India Weren’t Going To Win

India weren’t going to win in Australia. This wasn’t going to be a repeat of two years ago: Steve Smith and David Warner were back; Marnus Labuschange had emerged; and the bowling attack, in home conditions, remained formidable. India weren’t going to win with captain Virat Kohli, averaging 54.08 in Tests in Australia, going home after the first Test for the birth of his first child.

India certainly weren’t going to win after being bowled out for 36 in the second innings of the first Test at Adelaide. Even after bouncing back to win in Melbourne and drawing in Sydney, India weren’t going to win. Not at the Gabba, where Tim Paine couldn’t wait to get Ravichandran Ashwin. Not at the Gabbattoir, where Australia were last beaten in 1988 by a West Indies team of Greenidge-Haynes-Richardson-Hooper-Richards-Logie-Dujon-Marshall-Ambrose-Walsh-Patterson. Just imagine Richards was on paternity leave, and the bowlers and their back-ups were injured, replaced by an attack with 13 Test wickets between them. And imagine one of Greenidge or Haynes was replaced by a 21 year-old playing in his third Test, and Dujon was replaced by a 23 year-old, and that neither had made the XI at the start of the series.

No, India weren’t going to win. Not without Ashwin, Jasprit Bumrah, Ravi Jadeja, Mohammad Shami, Hanuma Vihari and Umesh Yadav, all injured by the end of the third Test. Not when only three players – Ajinkya Rahane, Cheteshwar Pujara and the recalled Mayank Agarwal – remained from the XI that started the series. Not when bubble fatigue and abusive fans were also factored in.

328 to win. On a fifth day pitch. India aren’t going to win.

But, waking up in the middle of the night for a piss, I wonder how they’re getting on. Might as well stick the radio commentary on.
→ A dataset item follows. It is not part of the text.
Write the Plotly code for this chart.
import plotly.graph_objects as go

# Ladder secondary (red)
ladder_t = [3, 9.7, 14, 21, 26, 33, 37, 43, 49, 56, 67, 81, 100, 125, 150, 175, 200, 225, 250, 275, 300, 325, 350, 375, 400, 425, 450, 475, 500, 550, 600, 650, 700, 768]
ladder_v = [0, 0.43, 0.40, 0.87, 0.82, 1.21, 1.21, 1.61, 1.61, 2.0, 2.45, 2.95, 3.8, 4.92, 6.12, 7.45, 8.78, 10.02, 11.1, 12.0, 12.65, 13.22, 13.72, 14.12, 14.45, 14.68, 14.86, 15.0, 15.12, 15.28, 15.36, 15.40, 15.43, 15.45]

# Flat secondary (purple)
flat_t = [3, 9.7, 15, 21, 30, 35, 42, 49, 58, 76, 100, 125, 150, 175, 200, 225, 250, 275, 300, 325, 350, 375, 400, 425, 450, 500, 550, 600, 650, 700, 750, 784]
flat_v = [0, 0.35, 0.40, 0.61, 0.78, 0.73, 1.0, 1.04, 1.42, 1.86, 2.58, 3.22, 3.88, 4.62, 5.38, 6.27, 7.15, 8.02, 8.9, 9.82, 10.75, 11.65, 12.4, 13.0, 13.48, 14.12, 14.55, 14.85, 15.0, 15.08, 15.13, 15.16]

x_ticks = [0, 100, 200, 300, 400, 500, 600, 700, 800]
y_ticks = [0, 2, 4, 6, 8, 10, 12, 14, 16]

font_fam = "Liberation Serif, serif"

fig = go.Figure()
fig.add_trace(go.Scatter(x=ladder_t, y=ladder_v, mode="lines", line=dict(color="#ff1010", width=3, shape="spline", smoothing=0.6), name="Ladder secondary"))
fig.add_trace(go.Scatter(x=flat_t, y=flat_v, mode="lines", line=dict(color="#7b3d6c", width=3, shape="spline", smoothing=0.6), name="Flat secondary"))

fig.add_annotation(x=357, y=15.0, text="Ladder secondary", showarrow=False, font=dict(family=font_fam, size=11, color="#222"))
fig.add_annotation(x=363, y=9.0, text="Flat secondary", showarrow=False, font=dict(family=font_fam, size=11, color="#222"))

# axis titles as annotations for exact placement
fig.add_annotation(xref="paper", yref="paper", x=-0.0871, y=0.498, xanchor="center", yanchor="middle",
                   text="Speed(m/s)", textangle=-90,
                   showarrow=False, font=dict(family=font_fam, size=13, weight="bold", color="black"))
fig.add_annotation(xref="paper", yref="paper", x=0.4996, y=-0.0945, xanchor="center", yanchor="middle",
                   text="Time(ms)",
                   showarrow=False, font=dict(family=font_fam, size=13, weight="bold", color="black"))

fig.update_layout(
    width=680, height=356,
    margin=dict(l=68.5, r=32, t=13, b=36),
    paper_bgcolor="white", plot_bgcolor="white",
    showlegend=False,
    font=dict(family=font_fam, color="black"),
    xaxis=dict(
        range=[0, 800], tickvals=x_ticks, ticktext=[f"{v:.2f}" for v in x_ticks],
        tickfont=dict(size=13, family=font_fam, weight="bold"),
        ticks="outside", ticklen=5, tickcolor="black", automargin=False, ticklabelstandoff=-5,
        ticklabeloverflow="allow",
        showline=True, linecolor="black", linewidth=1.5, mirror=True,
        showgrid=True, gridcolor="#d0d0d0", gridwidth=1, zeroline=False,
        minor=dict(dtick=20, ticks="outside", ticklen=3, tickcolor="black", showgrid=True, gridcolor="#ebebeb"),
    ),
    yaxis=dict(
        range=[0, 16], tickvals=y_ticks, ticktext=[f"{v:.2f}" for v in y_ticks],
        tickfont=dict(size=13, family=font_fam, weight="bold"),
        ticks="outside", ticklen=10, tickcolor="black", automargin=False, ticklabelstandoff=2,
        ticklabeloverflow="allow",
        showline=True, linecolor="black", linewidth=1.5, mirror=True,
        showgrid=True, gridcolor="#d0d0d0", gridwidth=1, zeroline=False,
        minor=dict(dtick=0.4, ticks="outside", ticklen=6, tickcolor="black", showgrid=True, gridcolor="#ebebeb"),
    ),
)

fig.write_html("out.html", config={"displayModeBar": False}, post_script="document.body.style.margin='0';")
Two balls later, Gill is out. India aren’t going to win this. But Pujara isn’t going to lose it. Over his dead body. He is eating and wearing balls, as he has done throughout the series, resulting in impatient commentators talking a lot of balls, failing to appreciate the job he’s been doing in tiring out the Australian bowlers, in playing the longest of long games. If Pujara is doing his best to save the game, it sounds like his captain, with a brisk 24 from 22 balls, and the decision to promote Pant, has eyes on winning it.

I fall back to sleep at tea. 183-3. India aren’t going to win.

Yet they did. A win for the ages.

The kind of win that emboldens people to identify as fans of Test cricket, as purists with suitably sophisticated taste and intelligence to get such a complex and nuanced game. The kind of win that makes people nod sagely and conclude that a Test match, of all things, was a great advertisement for Test cricket. Test cricket, you’ll notice. Not cricket. Certainly not that T20 nonsense. You see, in these binary times, to love something is to hate something else. There is no and, just or. Messi or Ronaldo? Tests or T20?*

It was the kind of win that makes people think that Test cricket is [checks notes] dying, or at least facing some kind of existential threat. And that threat is T20. The kind of win that leads Simon Heffer, writing (if you can call it that) in a serious national newspaper (if that’s what you can call the Daily Telegraph), that the way to save Test cricket is to ban anyone who plays a white-ball match from red-ball cricket for a year.

There are reasonable arguments to be made that the conditions for Test cricket to thrive are suboptimal, that it’s being marginalised and that skills are being lost. The counter is to say it was ever thus, and that Test cricket is as alive and as well as it ever has been in my thirty-odd years of following it. Much of this is a direct consequence of white-ball cricket. Fielding and the broadening of scoring options, most obviously, but also psychologically. Maybe the acceptance of failure inherent in the fearlessness required in the IPL makes it easier to forget being bundled out for 36, makes it easier for run-chases like India’s – innings like Pant’s.

The real beauty of Pant’s innings was that it came in the same game – the same innings, concurrently for 23.3 overs – as Pujara’s innings. A great advertisement for cricket, in all its rich and varied and interconnected forms, you could say.

*Messi and Tests, if I had to choose.